The NATO alliance was concluded in 1949, only four years after the US-Soviet meeting at the Elbe. The Soviets took longer to formalize their military system in the Warsaw Pact alliance of 1955. It gave Moscow's neighbors at least the appearance of having a voice in the affairs of their community.
Where do these power groupings stand today in relative cohesion, in relative strength, and in relative economic well being?
Beyond the shadow of a doubt Mikhail Gorbachev in the Kremlin is bound to wish (if he has time to think about such things) that he might trade places with Ronald Reagan in the White House.
True, Mr. Reagan has his problems -- including a grievous one over his relations with his most important military ally, West Germany. To symbolize that relationship he had agreed to lay a wreath at a German war cemetery. He was put under a drum fire of political pressure at home to cancel that arrangement when it was learned that 47 of the some 2,000 graves in that cemetery contained the remains of SS men.
Reagan could not cancel the ceremony without offending his German allies. He cannot go ahead with it without offending US veterans and Jewish organizations, whose political support is important to Reagan's Republican Party which is beginning to think seriously about a midterm election coming up next year.
But this is bound to blow over. The Western alliance is founded on a mutuality of interest which can and will surmount this emotional issue. The alliance has held together for 36 years. Even the wisest statesmen at the time it was formed thought it might last some 10 years.
There will be problems to face next week in Bonn which will be more serious than the storm over wreath laying at a German cemetery. Washington will want help from its allies in trying to narrow the trade gap that has just made the United States a debtor nation for the first time since the beginning of World War I.
The others will be pressing him to push harder and faster than he has yet toward reducing the budget deficit (which helps keep interest rates and the dollar high) and toward new accommodations with the Soviets.
But there is no question about the durability of the alliance itself. It is held together by the twin facts of US military power and economic strength. The second is as important as the first. Probably the most important single event during the 40 years since the end of World War II is the emergence of the US economic system as being more productive and vigorous than the rival Soviet system.
By any standard of comparison, the US economy wins. It leads in the achievement of new technologies, in the production of quality goods, in distribution of those goods to the market. The whole world, including the communist countries themselves, is moving away from the Soviet system toward the American. Even the Soviets are studying both the US system, to understand better how and why it works, and the systems practiced in Eastern Europe where communism has been modified as far as Moscow will permit.
By contrast, at the Warsaw Pact meeting, Mr. Gorbachev faces allies, most of whom wish they were not part of the alliance and all of whom are yearning to hear him say that they will be permitted more independence in economic and political matters. They are being asked to renew the alliance for a second 20-year period.

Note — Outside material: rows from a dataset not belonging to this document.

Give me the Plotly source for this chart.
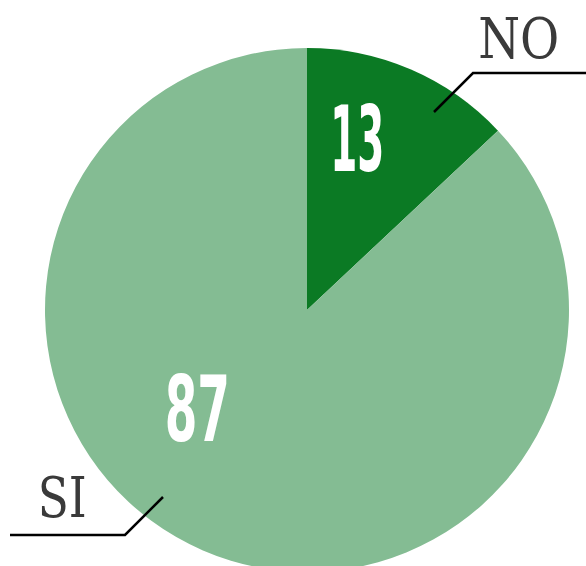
import plotly.graph_objects as go

labels = ["NO", "SI"]
values = [13, 87]
colors = ["#0b7a24", "#84bc93"]

W, H = 586, 580
cx, cy, R = 307, 310, 262  # pixel geometry of pie (from top)

fig = go.Figure(go.Pie(
    labels=labels, values=values, sort=False, direction="clockwise", rotation=0,
    marker=dict(colors=colors, line=dict(width=0)),
    textinfo="none", hoverinfo="none",
    domain=dict(x=[(cx - R) / W, (cx + R) / W],
                y=[(H - cy - R) / H, (H - cy + R) / H]),
    showlegend=False,
))

def px(x):
    return x / W

def py(y):
    return 1 - y / H

num_font = dict(family="DejaVu Sans Condensed", size=90, color="white")
lab_font = dict(family="DejaVu Serif Condensed", size=56, color="#3a3a3a")

anns = [
    dict(x=px(357), y=py(139), text=f"<b>{values[0]}</b>", font=num_font),
    dict(x=px(197), y=py(409), text=f"<b>{values[1]}</b>", font=num_font),
    dict(x=px(518), y=py(38), text=labels[0], font=lab_font),
    dict(x=px(62), y=py(497), text=labels[1], font=lab_font),
]
for a in anns:
    a.update(xref="paper", yref="paper", showarrow=False, xanchor="center", yanchor="middle")

line = dict(color="black", width=2.5)
shapes = [
    dict(type="path", path=f"M {px(434)} {py(112)} L {px(473)} {py(73)} L {px(586)} {py(73)}",
         xref="paper", yref="paper", line=line),
    dict(type="path", path=f"M {px(163)} {py(497)} L {px(125)} {py(535)} L {px(10)} {py(535)}",
         xref="paper", yref="paper", line=line),
]

fig.update_layout(width=W, height=H, margin=dict(l=0, r=0, t=0, b=0),
                  paper_bgcolor="white", plot_bgcolor="white",
                  annotations=anns, shapes=shapes)

post = """
document.body.style.margin='0';
document.body.style.overflow='hidden';
var sx = {'13': 0.48, '87': 0.58, 'NO': 0.95, 'SI': 0.9};
document.querySelectorAll('text.annotation-text').forEach(function(t){
  var k = t.textContent.trim();
  if (sx[k] !== undefined) {
    t.style.transformBox = 'fill-box';
    t.style.transformOrigin = 'center';
    t.style.transform = 'scaleX(' + sx[k] + ')';
  }
});
"""
fig.write_html("out.html", post_script=post, config={"displayModeBar": False})
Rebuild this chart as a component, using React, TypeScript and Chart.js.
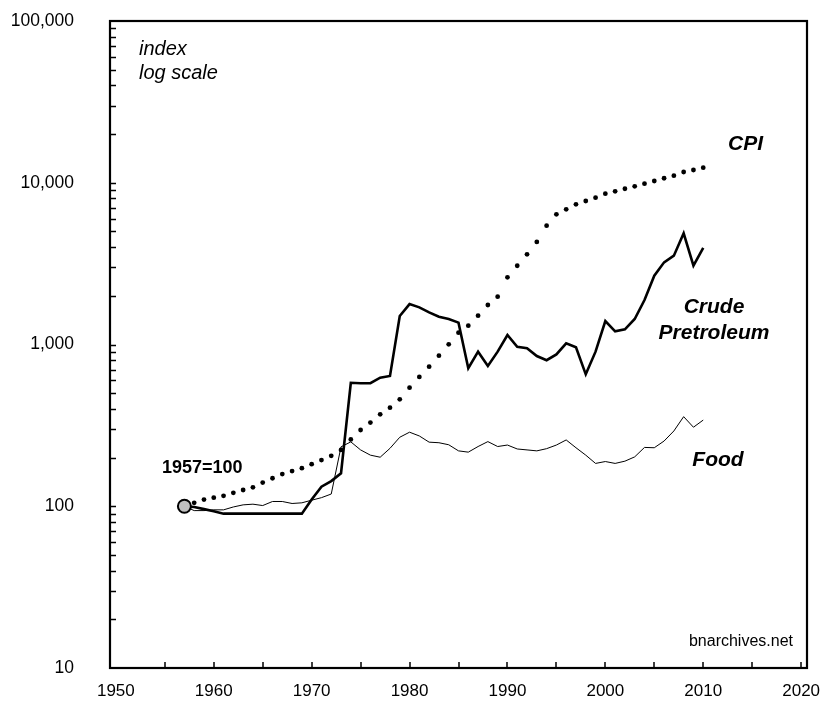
import React, { useEffect, useRef } from 'react';
import { Chart, registerables } from 'chart.js';

Chart.register(...registerables);

const YEARS = [
  1957, 1958, 1959, 1960, 1961, 1962, 1963, 1964, 1965, 1966,
  1967, 1968, 1969, 1970, 1971, 1972, 1973, 1974, 1975, 1976,
  1977, 1978, 1979, 1980, 1981, 1982, 1983, 1984, 1985, 1986,
  1987, 1988, 1989, 1990, 1991, 1992, 1993, 1994, 1995, 1996,
  1997, 1998, 1999, 2000, 2001, 2002, 2003, 2004, 2005, 2006,
  2007, 2008, 2009, 2010,
];

const CPI = [
  100, 105, 110, 113, 116, 121, 126, 131, 140, 149,
  158, 165, 172, 182, 193, 205, 223, 259, 296, 329,
  370, 407, 458, 541, 630, 729, 853, 1003, 1183, 1307,
  1507, 1755, 1976, 2603, 3069, 3611, 4305, 5430, 6383, 6854,
  7360, 7711, 8083, 8556, 8852, 9183, 9504, 9866, 10253, 10660,
  11061, 11650, 11990, 12390,
];

const CRUDE = [
  100, 99, 96, 93, 90, 90, 90, 90, 90, 90,
  90, 90, 90, 110, 132, 143, 160, 580, 576, 576,
  623, 639, 1500, 1778, 1697, 1581, 1486, 1438, 1365, 713,
  903, 736, 903, 1145, 969, 948, 849, 800, 868, 1017,
  961, 654, 903, 1397, 1207, 1242, 1438, 1884, 2661, 3220,
  3540, 4866, 3070, 3963,
];

const FOOD = [
  100, 94, 94, 95, 95, 99, 102, 103, 101, 107,
  107, 104, 105, 109, 113, 119, 233, 250, 223, 207,
  201, 228, 267, 287, 272, 249, 247, 240, 220, 216,
  234, 251, 234, 239, 226, 223, 220, 227, 239, 257,
  230, 207, 184, 189, 184, 190, 202, 231, 230, 253,
  292, 358, 308, 341,
];

const BASE_YEAR = 1957;
const BASE_VALUE = 100;

const X_LABEL_TICKS = [1950, 1960, 1970, 1980, 1990, 2000, 2010, 2020];
const X_MARK_TICKS = [1955, 1960, 1965, 1970, 1975, 1980, 1985, 1990, 1995, 2000, 2005, 2010, 2015, 2020];
const Y_LABEL_TICKS = [10, 100, 1000, 10000, 100000];
const Y_DECADES = [10, 100, 1000, 10000];
const Y_MULTS = [1, 2, 3, 4, 5, 6, 7, 8, 9];

const FONT = '"Liberation Sans", Arial, Helvetica, sans-serif';

const framePlugin = {
  id: 'frameAndText',
  afterDraw(chart: any) {
    const { ctx, chartArea: a, scales } = chart;
    const xs = scales.x;
    const ys = scales.y;
    ctx.save();
    ctx.strokeStyle = '#000';
    ctx.lineWidth = 1.5;
    ctx.beginPath();
    for (const v of X_MARK_TICKS) {
      const px = Math.round(xs.getPixelForValue(v));
      ctx.moveTo(px, a.bottom);
      ctx.lineTo(px, a.bottom - 6);
    }
    for (const d of Y_DECADES) {
      for (const m of Y_MULTS) {
        const v = d * m;
        if (v <= 10) continue;
        const py = Math.round(ys.getPixelForValue(v)) + 0.5;
        ctx.moveTo(a.left, py);
        ctx.lineTo(a.left + 6, py);
      }
    }
    ctx.stroke();
    ctx.lineWidth = 2.2;
    ctx.strokeRect(a.left, a.top, a.right - a.left, a.bottom - a.top);

    ctx.fillStyle = '#000';
    ctx.textBaseline = 'alphabetic';
    ctx.textAlign = 'left';
    ctx.font = 'italic 20px ' + FONT;
    ctx.fillText('index', 139, 55);
    ctx.fillText('log scale', 139, 79);

    ctx.font = 'italic bold 21px ' + FONT;
    ctx.fillText('CPI', 728, 150);
    ctx.textAlign = 'center';
    ctx.fillText('Crude', 714, 313);
    ctx.fillText('Pretroleum', 714, 339);
    ctx.fillText('Food', 718, 466);

    ctx.textAlign = 'left';
    ctx.font = 'bold 18px ' + FONT;
    ctx.fillText('1957=100', 162, 473);

    ctx.textAlign = 'right';
    ctx.font = '16px ' + FONT;
    ctx.fillText('bnarchives.net', 793, 646);
    ctx.restore();
  },
};

export default function App() {
  const ref = useRef<HTMLCanvasElement | null>(null);

  useEffect(() => {
    if (!ref.current) return;
    const pts = (vals: number[]) => YEARS.map((yr, i) => ({ x: yr, y: vals[i] }));
    const chart = new Chart(ref.current, {
      type: 'line',
      data: {
        datasets: [
          {
            label: 'base',
            data: [{ x: BASE_YEAR, y: BASE_VALUE }],
            showLine: false,
            pointRadius: 6.5,
            pointBackgroundColor: '#c0c0c0',
            pointBorderColor: '#000',
            pointBorderWidth: 2,
            order: 0,
          },
          {
            label: 'CPI',
            data: pts(CPI),
            showLine: false,
            pointRadius: 2.4,
            pointBackgroundColor: '#000',
            pointBorderColor: '#000',
            pointBorderWidth: 0,
            order: 1,
          },
          {
            label: 'Crude Pretroleum',
            data: pts(CRUDE),
            borderColor: '#000',
            borderWidth: 2.6,
            pointRadius: 0,
            tension: 0,
            order: 2,
          },
          {
            label: 'Food',
            data: pts(FOOD),
            borderColor: '#000',
            borderWidth: 1,
            pointRadius: 0,
            tension: 0,
            order: 3,
          },
        ],
      },
      options: {
        animation: false,
        responsive: false,
        devicePixelRatio: 1,
        layout: { padding: { top: 21, right: 22, left: 0, bottom: 0 } },
        plugins: { legend: { display: false }, tooltip: { enabled: false } },
        scales: {
          x: {
            type: 'linear',
            min: 1949.4,
            max: 2020.6,
            grid: { display: false, drawTicks: false },
            border: { display: false },
            afterBuildTicks: (s: any) => {
              s.ticks = X_LABEL_TICKS.map((v) => ({ value: v }));
            },
            afterFit: (s: any) => {
              s.height = 43;
              s.paddingLeft = 0;
              s.paddingRight = 0;
            },
            ticks: {
              autoSkip: false,
              maxRotation: 0,
              padding: 13,
              color: '#000',
              font: { family: FONT, size: 17 },
              callback: (v: any) => String(v),
            },
          },
          y: {
            type: 'logarithmic',
            min: 10,
            max: 100000,
            grid: { display: false, drawTicks: false },
            border: { display: false },
            afterBuildTicks: (s: any) => {
              s.ticks = Y_LABEL_TICKS.map((v) => ({ value: v }));
            },
            afterFit: (s: any) => {
              s.width = 110;
              s.paddingTop = 0;
              s.paddingBottom = 0;
            },
            ticks: {
              autoSkip: false,
              padding: 36,
              color: '#000',
              font: { family: FONT, size: 17.5 },
              callback: (v: any) => Number(v).toLocaleString('en-US'),
            },
          },
        },
      },
      plugins: [framePlugin],
    } as any);
    return () => chart.destroy();
  }, []);

  return (
    <div style={{ position: 'fixed', left: 0, top: 0, width: 829, height: 711, background: '#fff' }}>
      <canvas ref={ref} width={829} height={711} style={{ display: 'block' }} />
    </div>
  );
}
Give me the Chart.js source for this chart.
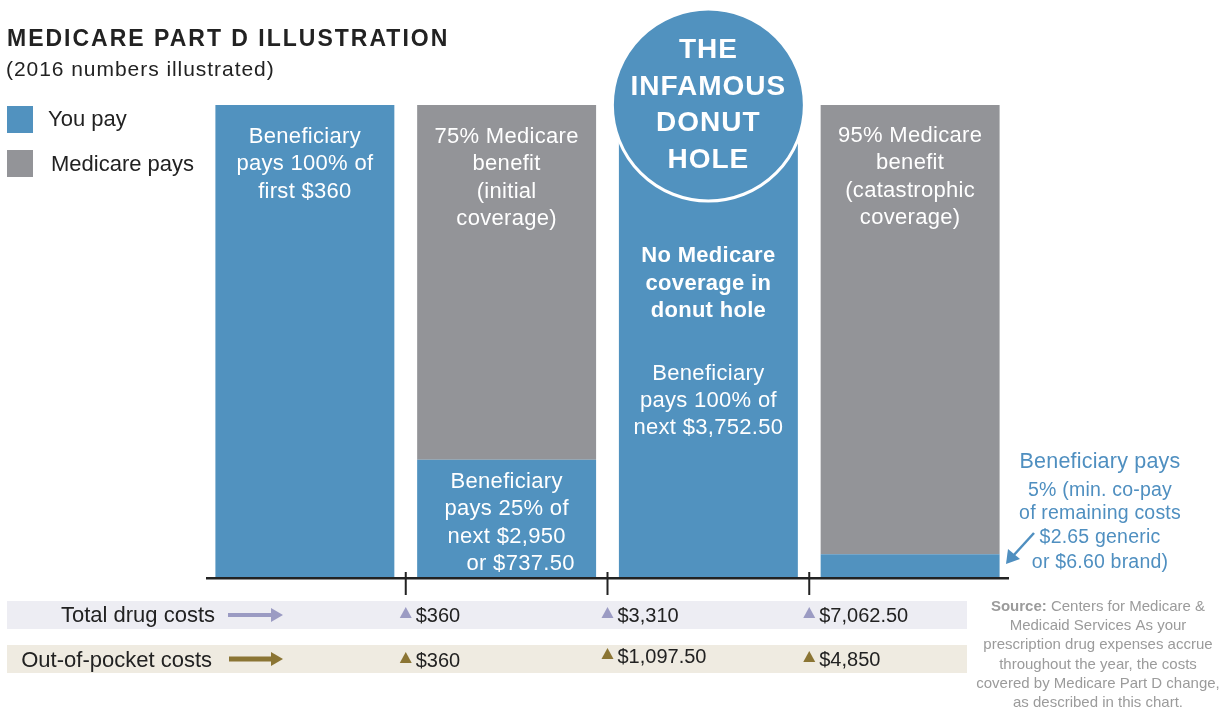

Several are believed to have been hoping to shorten the recommitment to 10 years.
Gorbachev's promise of April 6 to freeze the deployment of Soviet SS-20 missiles is believed to have been aimed largely at his own allies and to have helped to persuade them to agree to the 20-year extension. He would reassure them even more if he could promise to loosen the Soviet economic system and follow some of them down the road which leads back to something nearer a marketplace price system.
The plain fact is that 40 years after World War II the Western world grouped around the US is enjoying the world's highest-ever standard of living, while the Soviet system plods ever farther behind.